* [Challenge] Using the material that follows, identify and copy each line with the string "this".

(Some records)
* * *
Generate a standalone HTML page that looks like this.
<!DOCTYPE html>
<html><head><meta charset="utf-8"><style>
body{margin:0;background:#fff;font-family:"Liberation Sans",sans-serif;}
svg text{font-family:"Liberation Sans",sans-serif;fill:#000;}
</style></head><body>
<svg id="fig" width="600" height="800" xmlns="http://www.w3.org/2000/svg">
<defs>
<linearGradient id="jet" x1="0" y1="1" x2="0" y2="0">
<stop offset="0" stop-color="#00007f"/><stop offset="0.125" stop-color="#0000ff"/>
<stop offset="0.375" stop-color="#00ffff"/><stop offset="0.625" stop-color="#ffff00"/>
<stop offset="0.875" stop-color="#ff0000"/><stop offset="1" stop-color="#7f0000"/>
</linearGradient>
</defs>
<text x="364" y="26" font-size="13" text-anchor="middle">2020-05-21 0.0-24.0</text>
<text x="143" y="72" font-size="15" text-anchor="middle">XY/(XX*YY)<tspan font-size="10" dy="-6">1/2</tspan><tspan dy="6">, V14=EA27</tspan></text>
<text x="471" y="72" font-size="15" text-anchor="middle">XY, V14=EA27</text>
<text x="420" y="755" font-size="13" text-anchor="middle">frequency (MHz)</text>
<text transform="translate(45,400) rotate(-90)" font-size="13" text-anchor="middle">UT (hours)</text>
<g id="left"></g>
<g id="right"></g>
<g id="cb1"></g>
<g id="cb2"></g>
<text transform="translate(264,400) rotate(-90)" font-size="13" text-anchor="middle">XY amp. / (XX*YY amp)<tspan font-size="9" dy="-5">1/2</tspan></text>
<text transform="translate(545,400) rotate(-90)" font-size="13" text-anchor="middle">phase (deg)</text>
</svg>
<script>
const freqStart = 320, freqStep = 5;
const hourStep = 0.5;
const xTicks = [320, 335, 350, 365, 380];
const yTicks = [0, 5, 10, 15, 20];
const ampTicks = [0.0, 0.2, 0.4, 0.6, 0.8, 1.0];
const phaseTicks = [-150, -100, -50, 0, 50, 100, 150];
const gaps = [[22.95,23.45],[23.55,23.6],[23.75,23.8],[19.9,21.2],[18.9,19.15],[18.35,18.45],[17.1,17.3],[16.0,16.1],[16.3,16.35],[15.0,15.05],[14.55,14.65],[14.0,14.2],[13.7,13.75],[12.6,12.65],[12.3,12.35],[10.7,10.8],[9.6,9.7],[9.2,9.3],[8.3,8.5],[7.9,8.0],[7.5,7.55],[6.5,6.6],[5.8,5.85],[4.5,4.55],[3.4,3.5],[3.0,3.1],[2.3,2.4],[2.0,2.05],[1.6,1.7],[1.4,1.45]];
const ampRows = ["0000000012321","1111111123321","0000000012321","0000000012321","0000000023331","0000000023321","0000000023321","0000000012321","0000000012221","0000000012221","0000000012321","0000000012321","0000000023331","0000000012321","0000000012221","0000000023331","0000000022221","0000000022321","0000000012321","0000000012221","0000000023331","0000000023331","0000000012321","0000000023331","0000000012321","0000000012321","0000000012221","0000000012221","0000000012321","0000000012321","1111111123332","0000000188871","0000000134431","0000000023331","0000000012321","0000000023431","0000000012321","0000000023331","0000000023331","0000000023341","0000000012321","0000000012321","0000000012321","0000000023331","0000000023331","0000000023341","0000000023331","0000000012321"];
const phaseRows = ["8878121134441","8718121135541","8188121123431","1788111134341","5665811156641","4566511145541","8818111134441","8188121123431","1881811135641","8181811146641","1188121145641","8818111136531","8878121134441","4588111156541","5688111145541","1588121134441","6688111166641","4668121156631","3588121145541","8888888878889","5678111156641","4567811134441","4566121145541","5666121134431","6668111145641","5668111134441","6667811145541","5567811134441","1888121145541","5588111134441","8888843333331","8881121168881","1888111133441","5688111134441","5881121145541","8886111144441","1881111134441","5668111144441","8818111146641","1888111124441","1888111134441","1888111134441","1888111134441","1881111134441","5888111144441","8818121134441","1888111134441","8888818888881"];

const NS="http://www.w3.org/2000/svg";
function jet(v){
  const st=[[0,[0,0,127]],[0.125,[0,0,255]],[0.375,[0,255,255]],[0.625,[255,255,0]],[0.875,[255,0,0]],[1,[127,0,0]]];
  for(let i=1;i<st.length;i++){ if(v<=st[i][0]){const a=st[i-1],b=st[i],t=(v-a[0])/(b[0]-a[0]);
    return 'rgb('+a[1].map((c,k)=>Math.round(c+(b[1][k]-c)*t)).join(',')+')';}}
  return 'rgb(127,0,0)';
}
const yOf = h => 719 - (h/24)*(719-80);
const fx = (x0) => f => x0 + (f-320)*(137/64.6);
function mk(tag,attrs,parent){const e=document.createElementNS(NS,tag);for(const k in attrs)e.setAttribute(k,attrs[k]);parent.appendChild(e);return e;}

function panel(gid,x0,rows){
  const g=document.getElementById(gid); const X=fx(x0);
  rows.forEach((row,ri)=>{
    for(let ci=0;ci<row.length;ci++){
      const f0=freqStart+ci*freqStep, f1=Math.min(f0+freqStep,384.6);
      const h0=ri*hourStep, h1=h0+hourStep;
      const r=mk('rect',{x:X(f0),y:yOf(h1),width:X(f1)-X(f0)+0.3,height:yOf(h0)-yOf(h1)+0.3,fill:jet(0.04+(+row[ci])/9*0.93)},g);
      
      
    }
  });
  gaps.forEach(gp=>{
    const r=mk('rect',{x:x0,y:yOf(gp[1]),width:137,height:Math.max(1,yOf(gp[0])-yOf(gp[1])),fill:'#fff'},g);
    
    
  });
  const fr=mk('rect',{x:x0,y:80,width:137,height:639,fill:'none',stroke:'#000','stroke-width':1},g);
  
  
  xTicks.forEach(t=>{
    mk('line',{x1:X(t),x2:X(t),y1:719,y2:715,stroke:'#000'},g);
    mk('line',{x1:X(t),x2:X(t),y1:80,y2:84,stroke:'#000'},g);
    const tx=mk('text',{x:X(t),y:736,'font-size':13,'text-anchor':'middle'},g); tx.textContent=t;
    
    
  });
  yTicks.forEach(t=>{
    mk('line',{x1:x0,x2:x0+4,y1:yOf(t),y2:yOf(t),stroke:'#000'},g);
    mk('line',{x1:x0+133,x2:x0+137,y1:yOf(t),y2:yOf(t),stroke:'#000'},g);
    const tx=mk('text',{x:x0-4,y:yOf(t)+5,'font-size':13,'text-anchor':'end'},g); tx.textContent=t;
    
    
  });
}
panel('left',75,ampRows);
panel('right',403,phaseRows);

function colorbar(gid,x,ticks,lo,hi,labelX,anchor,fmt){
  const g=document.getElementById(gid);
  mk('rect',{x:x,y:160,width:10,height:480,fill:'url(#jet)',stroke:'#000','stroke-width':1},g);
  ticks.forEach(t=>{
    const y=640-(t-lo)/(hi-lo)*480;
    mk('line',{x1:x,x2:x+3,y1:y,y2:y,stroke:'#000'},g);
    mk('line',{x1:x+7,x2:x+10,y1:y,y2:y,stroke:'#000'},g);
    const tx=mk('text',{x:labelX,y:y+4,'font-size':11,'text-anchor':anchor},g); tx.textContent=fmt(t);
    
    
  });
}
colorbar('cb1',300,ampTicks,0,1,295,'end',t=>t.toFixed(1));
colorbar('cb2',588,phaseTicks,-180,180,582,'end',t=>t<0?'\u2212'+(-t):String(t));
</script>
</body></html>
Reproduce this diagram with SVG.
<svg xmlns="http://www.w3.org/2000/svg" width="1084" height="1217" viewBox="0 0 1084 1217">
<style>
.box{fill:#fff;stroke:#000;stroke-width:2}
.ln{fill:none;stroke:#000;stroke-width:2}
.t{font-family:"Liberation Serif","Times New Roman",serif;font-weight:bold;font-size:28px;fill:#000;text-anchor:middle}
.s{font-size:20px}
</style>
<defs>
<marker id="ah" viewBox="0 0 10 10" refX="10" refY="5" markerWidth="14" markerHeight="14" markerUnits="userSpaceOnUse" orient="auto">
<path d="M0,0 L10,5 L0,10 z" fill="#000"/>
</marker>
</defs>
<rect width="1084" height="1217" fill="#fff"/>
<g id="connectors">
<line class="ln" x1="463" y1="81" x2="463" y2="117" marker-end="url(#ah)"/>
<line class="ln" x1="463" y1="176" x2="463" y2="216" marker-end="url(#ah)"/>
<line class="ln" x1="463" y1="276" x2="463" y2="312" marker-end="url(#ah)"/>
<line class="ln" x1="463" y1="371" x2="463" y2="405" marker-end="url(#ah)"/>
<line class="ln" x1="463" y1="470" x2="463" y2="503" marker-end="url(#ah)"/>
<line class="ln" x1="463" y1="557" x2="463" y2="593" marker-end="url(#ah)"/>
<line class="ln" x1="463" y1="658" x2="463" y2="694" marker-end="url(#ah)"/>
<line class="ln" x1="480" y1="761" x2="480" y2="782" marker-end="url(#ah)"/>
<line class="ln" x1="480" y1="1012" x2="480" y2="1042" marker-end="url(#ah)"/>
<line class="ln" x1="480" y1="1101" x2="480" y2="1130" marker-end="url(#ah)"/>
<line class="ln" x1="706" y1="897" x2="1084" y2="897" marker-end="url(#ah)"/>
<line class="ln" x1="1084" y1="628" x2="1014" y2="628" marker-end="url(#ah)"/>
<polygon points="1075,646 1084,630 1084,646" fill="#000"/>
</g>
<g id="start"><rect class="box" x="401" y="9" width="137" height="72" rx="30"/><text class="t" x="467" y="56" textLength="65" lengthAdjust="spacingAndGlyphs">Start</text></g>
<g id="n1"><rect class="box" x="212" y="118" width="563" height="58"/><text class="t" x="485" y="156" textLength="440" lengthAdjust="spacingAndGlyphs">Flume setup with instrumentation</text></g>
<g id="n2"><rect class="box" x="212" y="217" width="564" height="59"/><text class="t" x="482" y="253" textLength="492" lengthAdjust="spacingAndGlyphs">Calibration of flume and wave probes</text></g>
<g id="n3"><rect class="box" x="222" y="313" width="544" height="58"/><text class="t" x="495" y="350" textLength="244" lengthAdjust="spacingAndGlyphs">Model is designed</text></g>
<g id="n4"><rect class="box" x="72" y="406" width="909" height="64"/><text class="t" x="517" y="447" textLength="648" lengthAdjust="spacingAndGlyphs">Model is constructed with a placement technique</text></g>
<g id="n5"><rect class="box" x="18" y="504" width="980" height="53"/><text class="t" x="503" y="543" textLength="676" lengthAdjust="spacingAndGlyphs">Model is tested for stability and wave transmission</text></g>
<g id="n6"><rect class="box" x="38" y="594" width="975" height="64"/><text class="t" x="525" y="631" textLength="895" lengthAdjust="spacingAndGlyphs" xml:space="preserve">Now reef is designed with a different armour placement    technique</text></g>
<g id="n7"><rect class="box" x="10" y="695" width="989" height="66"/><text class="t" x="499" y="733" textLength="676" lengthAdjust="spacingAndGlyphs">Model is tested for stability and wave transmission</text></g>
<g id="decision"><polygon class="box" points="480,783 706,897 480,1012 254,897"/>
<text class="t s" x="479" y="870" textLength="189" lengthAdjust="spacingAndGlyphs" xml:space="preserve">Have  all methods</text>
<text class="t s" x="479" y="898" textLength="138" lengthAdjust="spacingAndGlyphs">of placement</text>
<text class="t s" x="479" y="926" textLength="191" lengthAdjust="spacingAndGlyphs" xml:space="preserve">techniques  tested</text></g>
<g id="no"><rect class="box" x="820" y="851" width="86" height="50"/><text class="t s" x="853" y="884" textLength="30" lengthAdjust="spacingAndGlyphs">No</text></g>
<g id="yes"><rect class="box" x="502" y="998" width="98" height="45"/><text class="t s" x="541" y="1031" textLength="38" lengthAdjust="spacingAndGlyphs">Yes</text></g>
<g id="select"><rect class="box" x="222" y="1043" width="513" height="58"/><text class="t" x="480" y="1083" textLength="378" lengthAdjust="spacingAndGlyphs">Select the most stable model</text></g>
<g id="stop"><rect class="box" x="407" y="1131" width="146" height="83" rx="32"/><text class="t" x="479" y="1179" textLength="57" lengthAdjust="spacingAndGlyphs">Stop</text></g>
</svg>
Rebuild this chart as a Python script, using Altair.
* * *
* [Response to the exercise]
Generate a standalone HTML page that looks like this.
Reproduce this diagram with SVG.
Rebuild this chart as a Python script, using Altair.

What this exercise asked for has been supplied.